中山 ただ、そこは無駄です。だから、商品を私どもから直接お客様にお届けすればいいのです。そうすれば梱包資材も半分になりますし、配送コストも半分になります。

佐藤 環境負荷も半分になる。

中山 これを言うのは簡単ですが、問屋から消費者のもとへ直接、荷物を送る力があるところは、他にありません。コロナで物流が非常に重要になってきていますが、我々は人手不足が深刻になると考え、物流センターを建設したり、高速梱包出荷ラインを導入するなど、かなり前から準備してきたのです。そこにコロナがやってきて、その仕組みが大活躍しています。

佐藤 今年1月から6月までの営業利益は16・3%増の72億円でした。

中山 おかげさまで好調です。それから「MROストッカー」というサービスも進めています。お客様の生産工場の中の一部をお借りして、そこに棚を作り、よく使用される商品を置いておく。

佐藤 「置き薬」ならぬ「置き工具」だと、いろいろなメディアで取り上げられていますね。これも在庫からの発想ですね。
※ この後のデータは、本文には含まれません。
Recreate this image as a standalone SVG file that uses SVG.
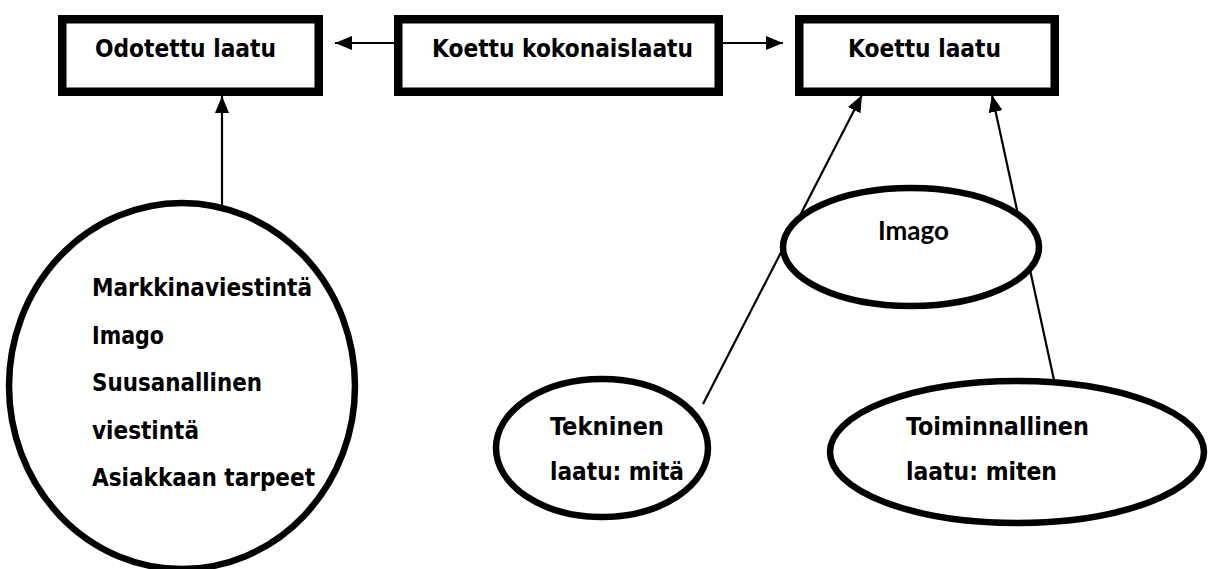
<svg xmlns="http://www.w3.org/2000/svg" width="1211" height="569" viewBox="0 0 1211 569">
  <style>
    .box { fill: #fff; stroke: #000; stroke-width: 8.5; }
    .oval { fill: #fff; stroke: #000; stroke-width: 6.5; }
    .lbl { font-family: "DejaVu Sans", "Liberation Sans", sans-serif; font-weight: bold; font-stretch: condensed; font-size: 24px; fill: #000; }
    .lato { font-family: Lato, "DejaVu Sans", sans-serif; font-weight: bold; font-size: 26px; fill: #000; }
    .conn { stroke: #000; stroke-width: 2.2; fill: none; marker-end: url(#arrow); }
  </style>
  <defs>
    <marker id="arrow" markerUnits="userSpaceOnUse" markerWidth="17" markerHeight="14" refX="17" refY="7" orient="auto">
      <path d="M0,0 L17,7 L0,14 z" fill="#000"/>
    </marker>
  </defs>
  <rect width="1211" height="569" fill="#fff"/>

  <!-- connectors -->
  <g id="connectors">
    <line class="conn" x1="222" y1="206" x2="222" y2="96"/>
    <line class="conn" x1="394" y1="43" x2="335" y2="43"/>
    <line class="conn" x1="723" y1="43" x2="783" y2="43"/>
    <line class="conn" x1="703" y1="404" x2="862" y2="95"/>
    <line class="conn" x1="1054" y1="380" x2="992" y2="95"/>
  </g>

  <g id="odotettu">
    <rect class="box" x="62.25" y="19.25" width="256.5" height="72.5"/>
    <text class="lbl" x="95" y="57" textLength="181" lengthAdjust="spacingAndGlyphs">Odotettu laatu</text>
  </g>

  <g id="kokonaislaatu">
    <rect class="box" x="398.25" y="19.25" width="320.5" height="72.5"/>
    <text class="lbl" x="432" y="57" textLength="261" lengthAdjust="spacingAndGlyphs">Koettu kokonaislaatu</text>
  </g>

  <g id="koettu">
    <rect class="box" x="799.25" y="19.25" width="255.5" height="72.5"/>
    <text class="lbl" x="848" y="57" textLength="153" lengthAdjust="spacingAndGlyphs">Koettu laatu</text>
  </g>

  <g id="odotukset">
    <ellipse class="oval" cx="182" cy="386" rx="173" ry="183"/>
    <text class="lbl" x="92" y="296" textLength="220" lengthAdjust="spacingAndGlyphs">Markkinaviestintä</text>
    <text class="lbl" x="92" y="343.5" textLength="72" lengthAdjust="spacingAndGlyphs">Imago</text>
    <text class="lbl" x="92" y="391" textLength="170" lengthAdjust="spacingAndGlyphs">Suusanallinen</text>
    <text class="lbl" x="92" y="438.5" textLength="107" lengthAdjust="spacingAndGlyphs">viestintä</text>
    <text class="lbl" x="92" y="486" textLength="223" lengthAdjust="spacingAndGlyphs">Asiakkaan tarpeet</text>
  </g>

  <g id="imago">
    <ellipse class="oval" cx="911" cy="247" rx="128" ry="59"/>
    <text class="lato" x="878" y="240">Imago</text>
  </g>

  <g id="tekninen">
    <ellipse class="oval" cx="602" cy="448" rx="106" ry="69"/>
    <text class="lbl" x="550" y="435" textLength="114" lengthAdjust="spacingAndGlyphs">Tekninen</text>
    <text class="lbl" x="550" y="480" textLength="134" lengthAdjust="spacingAndGlyphs">laatu: mitä</text>
  </g>

  <g id="toiminnallinen">
    <ellipse class="oval" cx="1017" cy="452" rx="187" ry="71"/>
    <text class="lbl" x="906" y="435" textLength="183" lengthAdjust="spacingAndGlyphs">Toiminnallinen</text>
    <text class="lbl" x="906" y="480" textLength="151" lengthAdjust="spacingAndGlyphs">laatu: miten</text>
  </g>
</svg>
中山 先方の希望する商品以外にお薦めの商品も置きますが、使った分だけお金をいただく。発注も発送もなく納期ゼロ。注文ごとにトラック配送をする必要がありませんから、これも環境保全につながります。

佐藤 どのくらいの工場に設置されているのですか。

中山 104カ所の工場で稼働しています。これを千、2千と増やしていきます。

佐藤 それだけできれば、何百というトラックが不要になる。

中山 いま誰もが口を開けば、SDGsでしょう。その内容自体はいいことですよ。ただ施策を実行してこなかったにもかかわらず、流行で円バッジを付けるのはいかがなものかと思いますね。最近ではその先に「パーパス(志)経営」があるとか言っていますが、そんなもの、あって当たり前だし、弊社ではずっと前からやってきていることですよ。

佐藤 SDGsは一部の人には流行のようなものです。

中山 SDGsで抜けていると思うのは、人間誰しも環境破壊の加害者だということですよ。企業がSDGsだと言っていると、それを免罪符のように思う人がいますが、海水汚染の大半は、家庭排水が原因ですよね。でもどれだけの人が、煮汁やケチャップやソースを拭いてから皿を洗っているかって話ですよ。

佐藤 SDGsは魔除けですね。そう言っておけば安全です。

中山 弊社には「取捨善択」という考え方があります。損得勘定じゃなくて、善を選べということです。実は私の父が「銭択」でやってきたのですが、結局お金だけで選んだものは、身にならないことが多かったと思います。そこからちゃんと正しいことを選ぶのが大事なのだと学びましたね。